Flashback: Strider’s deceptively tough, delightfully cool

October 25, 2013

Strider can be beaten in less than ten minutes. It has fixed enemy patterns and a conscious level design, with enemy attacks based on cold, strict logic. It’s perfectly fair, and health refills are dropped like candy. Sounds easy, right?

It isn’t.

Strider can be beaten in less than ten minutes, but before that comes 20 or 30 hours of practice. Its fixed enemy patterns will get you, if you don’t plan ahead and treat enemy placement as a puzzle to solve. It’s perfectly fair, but if you ever find yourself needing those health pickups, you are already losing ground.

So it’s not exactly easy. But does that matter?

Like many arcade games of its time, Strider isn’t designed to be beaten. There’s no big payoff, no big arc, no big narrative. The game practically stops. This is a game about jumping and slashing. There’s no jumping and slashing when it ends!

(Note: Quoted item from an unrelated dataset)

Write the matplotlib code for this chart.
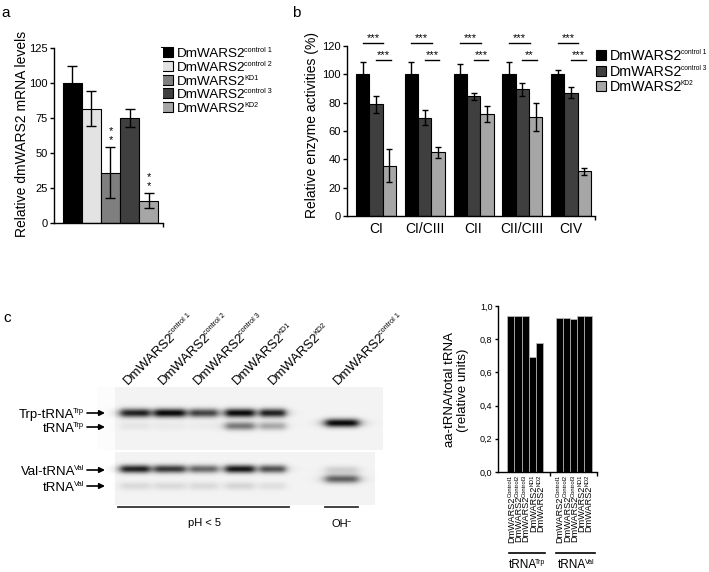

It’s the learning process that matters in Strider. If you already know how to do it, it tells you to go faster, letting you kill the bosses in less than a second and dashing through the enemy defenses. The game refuses to repeat itself, and becomes faster the better you become, a mark of great design. There’s barely any level design in the traditional sense; it’s all in the enemy placement. So you first learn how to face an enemy from behind and above, and from there you must learn everything: how to destroy flying drones, how to kill foes guarding ledges and how to exploit the game’s controls to your advantage.

Because those controls are great! It seems silly to praise a game for this, but how your character can grab practically any edge, climb any surface and do back flips to avoid enemy attacks is so amazing that sometimes I just want to fool around with it a little. It gives the game’s movement a great texture, and forms such a big part of the game that I’m not surprised by its name.

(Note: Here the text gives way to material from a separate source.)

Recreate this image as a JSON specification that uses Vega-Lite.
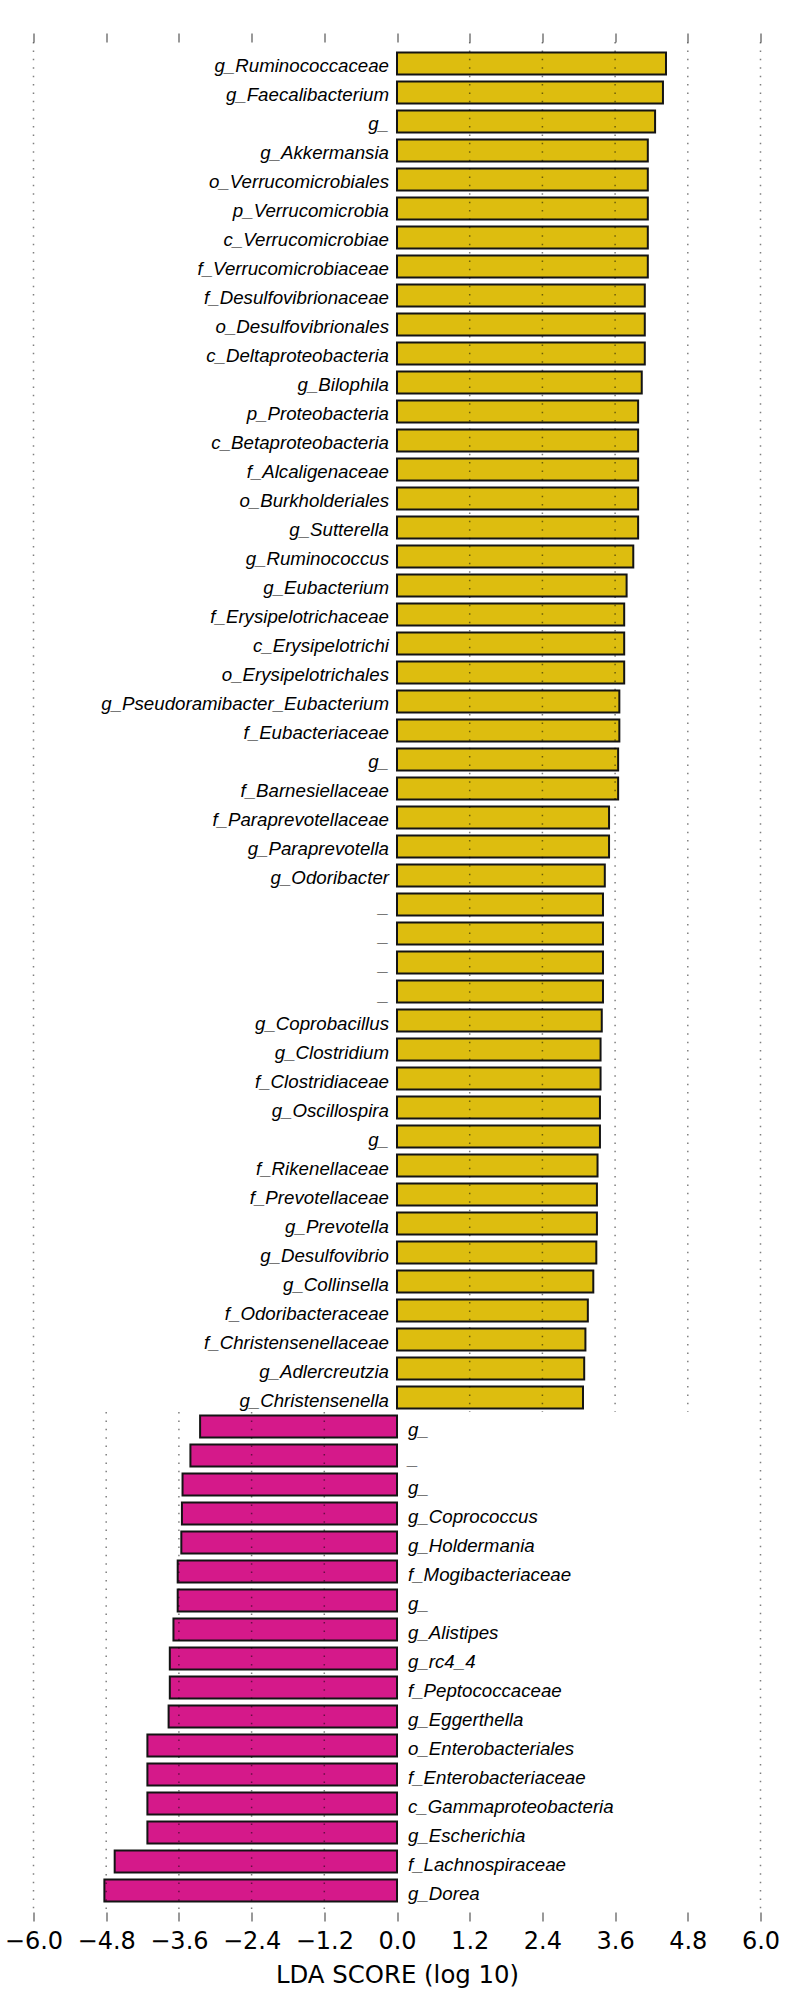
{
  "$schema": "https://vega.github.io/schema/vega-lite/v6.json",
  "width": 727,
  "height": 1888,
  "autosize": {"type": "none"},
  "padding": {"left": 33.5, "top": 33, "right": 33.5, "bottom": 68},
  "background": "white",
  "config": {"view": {"stroke": null}},
  "datasets": {
    "lda": [
      {"id": "01", "name": "g_Ruminococcaceae", "lda": 4.44},
      {"id": "02", "name": "g_Faecalibacterium", "lda": 4.39},
      {"id": "03", "name": "g_", "lda": 4.26},
      {"id": "04", "name": "g_Akkermansia", "lda": 4.14},
      {"id": "05", "name": "o_Verrucomicrobiales", "lda": 4.14},
      {"id": "06", "name": "p_Verrucomicrobia", "lda": 4.14},
      {"id": "07", "name": "c_Verrucomicrobiae", "lda": 4.14},
      {"id": "08", "name": "f_Verrucomicrobiaceae", "lda": 4.14},
      {"id": "09", "name": "f_Desulfovibrionaceae", "lda": 4.09},
      {"id": "10", "name": "o_Desulfovibrionales", "lda": 4.09},
      {"id": "11", "name": "c_Deltaproteobacteria", "lda": 4.09},
      {"id": "12", "name": "g_Bilophila", "lda": 4.04},
      {"id": "13", "name": "p_Proteobacteria", "lda": 3.98},
      {"id": "14", "name": "c_Betaproteobacteria", "lda": 3.98},
      {"id": "15", "name": "f_Alcaligenaceae", "lda": 3.98},
      {"id": "16", "name": "o_Burkholderiales", "lda": 3.98},
      {"id": "17", "name": "g_Sutterella", "lda": 3.98},
      {"id": "18", "name": "g_Ruminococcus", "lda": 3.90},
      {"id": "19", "name": "g_Eubacterium", "lda": 3.79},
      {"id": "20", "name": "f_Erysipelotrichaceae", "lda": 3.75},
      {"id": "21", "name": "c_Erysipelotrichi", "lda": 3.75},
      {"id": "22", "name": "o_Erysipelotrichales", "lda": 3.75},
      {"id": "23", "name": "g_Pseudoramibacter_Eubacterium", "lda": 3.67},
      {"id": "24", "name": "f_Eubacteriaceae", "lda": 3.67},
      {"id": "25", "name": "g_", "lda": 3.65},
      {"id": "26", "name": "f_Barnesiellaceae", "lda": 3.65},
      {"id": "27", "name": "f_Paraprevotellaceae", "lda": 3.50},
      {"id": "28", "name": "g_Paraprevotella", "lda": 3.50},
      {"id": "29", "name": "g_Odoribacter", "lda": 3.43},
      {"id": "30", "name": "_", "lda": 3.40},
      {"id": "31", "name": "_", "lda": 3.40},
      {"id": "32", "name": "_", "lda": 3.40},
      {"id": "33", "name": "_", "lda": 3.40},
      {"id": "34", "name": "g_Coprobacillus", "lda": 3.38},
      {"id": "35", "name": "g_Clostridium", "lda": 3.36},
      {"id": "36", "name": "f_Clostridiaceae", "lda": 3.36},
      {"id": "37", "name": "g_Oscillospira", "lda": 3.35},
      {"id": "38", "name": "g_", "lda": 3.35},
      {"id": "39", "name": "f_Rikenellaceae", "lda": 3.31},
      {"id": "40", "name": "f_Prevotellaceae", "lda": 3.30},
      {"id": "41", "name": "g_Prevotella", "lda": 3.30},
      {"id": "42", "name": "g_Desulfovibrio", "lda": 3.29},
      {"id": "43", "name": "g_Collinsella", "lda": 3.24},
      {"id": "44", "name": "f_Odoribacteraceae", "lda": 3.15},
      {"id": "45", "name": "f_Christensenellaceae", "lda": 3.11},
      {"id": "46", "name": "g_Adlercreutzia", "lda": 3.09},
      {"id": "47", "name": "g_Christensenella", "lda": 3.07},
      {"id": "48", "name": "g_", "lda": -3.25},
      {"id": "49", "name": "_", "lda": -3.41},
      {"id": "50", "name": "g_", "lda": -3.54},
      {"id": "51", "name": "g_Coprococcus", "lda": -3.55},
      {"id": "52", "name": "g_Holdermania", "lda": -3.56},
      {"id": "53", "name": "f_Mogibacteriaceae", "lda": -3.62},
      {"id": "54", "name": "g_", "lda": -3.62},
      {"id": "55", "name": "g_Alistipes", "lda": -3.69},
      {"id": "56", "name": "g_rc4_4", "lda": -3.75},
      {"id": "57", "name": "f_Peptococcaceae", "lda": -3.75},
      {"id": "58", "name": "g_Eggerthella", "lda": -3.77},
      {"id": "59", "name": "o_Enterobacteriales", "lda": -4.12},
      {"id": "60", "name": "f_Enterobacteriaceae", "lda": -4.12},
      {"id": "61", "name": "c_Gammaproteobacteria", "lda": -4.12},
      {"id": "62", "name": "g_Escherichia", "lda": -4.12},
      {"id": "63", "name": "f_Lachnospiraceae", "lda": -4.66},
      {"id": "64", "name": "g_Dorea", "lda": -4.83}
    ]
  },
  "layer": [
    {
      "data": {"name": "lda"},
      "mark": {"type": "bar", "stroke": "#141414", "strokeWidth": 2},
      "encoding": {
        "y": {"field": "id", "type": "ordinal", "scale": {"paddingInner": 0.24, "paddingOuter": 0.67}, "axis": null},
        "x": {
          "field": "lda", "type": "quantitative",
          "scale": {"domain": [-6, 6], "nice": false},
          "axis": {
            "orient": "bottom",
            "values": [-6, -4.8, -3.6, -2.4, -1.2, 0, 1.2, 2.4, 3.6, 4.8, 6],
            "format": ".1f",
            "domain": false, "grid": false,
            "tickSize": -9, "tickColor": "#777", "tickWidth": 1.5,
            "labelPadding": 17.5, "labelFont": "DejaVu Sans", "labelFontSize": 24, "labelColor": "#000",
            "labelFlush": false, "labelOverlap": false,
            "title": "LDA SCORE (log 10)", "titleFont": "DejaVu Sans", "titleFontSize": 24.4,
            "titleFontWeight": "normal", "titleColor": "#000", "titlePadding": 10
          }
        },
        "color": {"condition": {"test": "datum.lda < 0", "value": "#D5198A"}, "value": "#DDBD0F"}
      }
    },
    {
      "data": {"values": [
        {"x": 1.2, "from": "01", "to": "47"},
        {"x": 2.4, "from": "01", "to": "47"},
        {"x": 3.6, "from": "01", "to": "47"},
        {"x": 4.8, "from": "01", "to": "47"}
      ]},
      "mark": {"type": "rule", "color": "#000", "opacity": 0.5, "strokeWidth": 1.5, "strokeDash": [1.5, 6.9]},
      "encoding": {
        "x": {"field": "x", "type": "quantitative", "axis": null},
        "y": {"field": "from", "type": "ordinal", "bandPosition": -0.47, "axis": null},
        "y2": {"field": "to", "bandPosition": 1.16}
      }
    },
    {
      "data": {"values": [
        {"x": -4.8, "from": "48", "to": "64"},
        {"x": -3.6, "from": "48", "to": "64"},
        {"x": -2.4, "from": "48", "to": "64"},
        {"x": -1.2, "from": "48", "to": "64"}
      ]},
      "mark": {"type": "rule", "color": "#000", "opacity": 0.5, "strokeWidth": 1.5, "strokeDash": [1.5, 6.9]},
      "encoding": {
        "x": {"field": "x", "type": "quantitative", "axis": null},
        "y": {"field": "from", "type": "ordinal", "bandPosition": -0.16, "axis": null},
        "y2": {"field": "to", "bandPosition": 1.48}
      }
    },
    {
      "data": {"values": [
        {"x": -6, "from": "01", "to": "64"},
        {"x": 6, "from": "01", "to": "64"}
      ]},
      "mark": {"type": "rule", "color": "#000", "opacity": 0.5, "strokeWidth": 1.5, "strokeDash": [1.5, 6.9]},
      "encoding": {
        "x": {
          "field": "x", "type": "quantitative",
          "axis": {
            "orient": "top",
            "values": [-6, -4.8, -3.6, -2.4, -1.2, 0, 1.2, 2.4, 3.6, 4.8, 6],
            "labels": false, "domain": false, "grid": false,
            "tickSize": -9, "tickColor": "#777", "tickWidth": 1.5, "title": null
          }
        },
        "y": {"field": "from", "type": "ordinal", "bandPosition": -0.47, "axis": null},
        "y2": {"field": "to", "bandPosition": 1.48}
      }
    },
    {
      "data": {"name": "lda"},
      "transform": [{"filter": "datum.lda > 0"}],
      "mark": {"type": "text", "align": "right", "baseline": "alphabetic", "dx": -8, "dy": 9,
               "font": "Liberation Sans", "fontStyle": "italic", "fontSize": 18.7, "color": "#000"},
      "encoding": {
        "y": {"field": "id", "type": "ordinal", "axis": null},
        "x": {"datum": 0, "type": "quantitative", "axis": null},
        "text": {"field": "name"}
      }
    },
    {
      "data": {"name": "lda"},
      "transform": [{"filter": "datum.lda < 0"}],
      "mark": {"type": "text", "align": "left", "baseline": "alphabetic", "dx": 11, "dy": 9,
               "font": "Liberation Sans", "fontStyle": "italic", "fontSize": 18.7, "color": "#000"},
      "encoding": {
        "y": {"field": "id", "type": "ordinal", "axis": null},
        "x": {"datum": 0, "type": "quantitative", "axis": null},
        "text": {"field": "name"}
      }
    }
  ],
  "resolve": {"axis": {"x": "independent"}}
}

Beyond the mechanical successes, Strider is also big on looks and interesting moments. There’s ingenuity beyond the colorful spandex, and clichés from ’80s action movies are simple raw fun. Like the Russian communists who fuse themselves to form a giant centipede armed with a hammer and a sickle, or the pair of moving walls you must hastily climb before they close and crush you. There are ninjas, dinosaurs and robots. It’s all very entertaining.

The game must have some coding issues, though, because it’s easy to find some bugs. Sometimes the enemy sprites disappear while attacking for a couple of frames, and there are some platforms you can slip through if you aren’t careful. They are not game-breaking, but stick out given the controlled nature of everything else, and will probably be the key factor for potential players when it comes to choosing which version of the game to play.

The original arcade game is perfectly replicated in the most modern ports, notably Capcom Classics Collection, Vol. 2 (PS2/Xbox). The code was slightly cleaned in a two-disc PlayStation release with its (perhaps not quite as good yet still interesting) sequel, so perhaps it’s better to keep those old discs around. Nostalgia seekers may want to try out the Genesis port, which is surprisingly faithful but bears some terrible collision issues.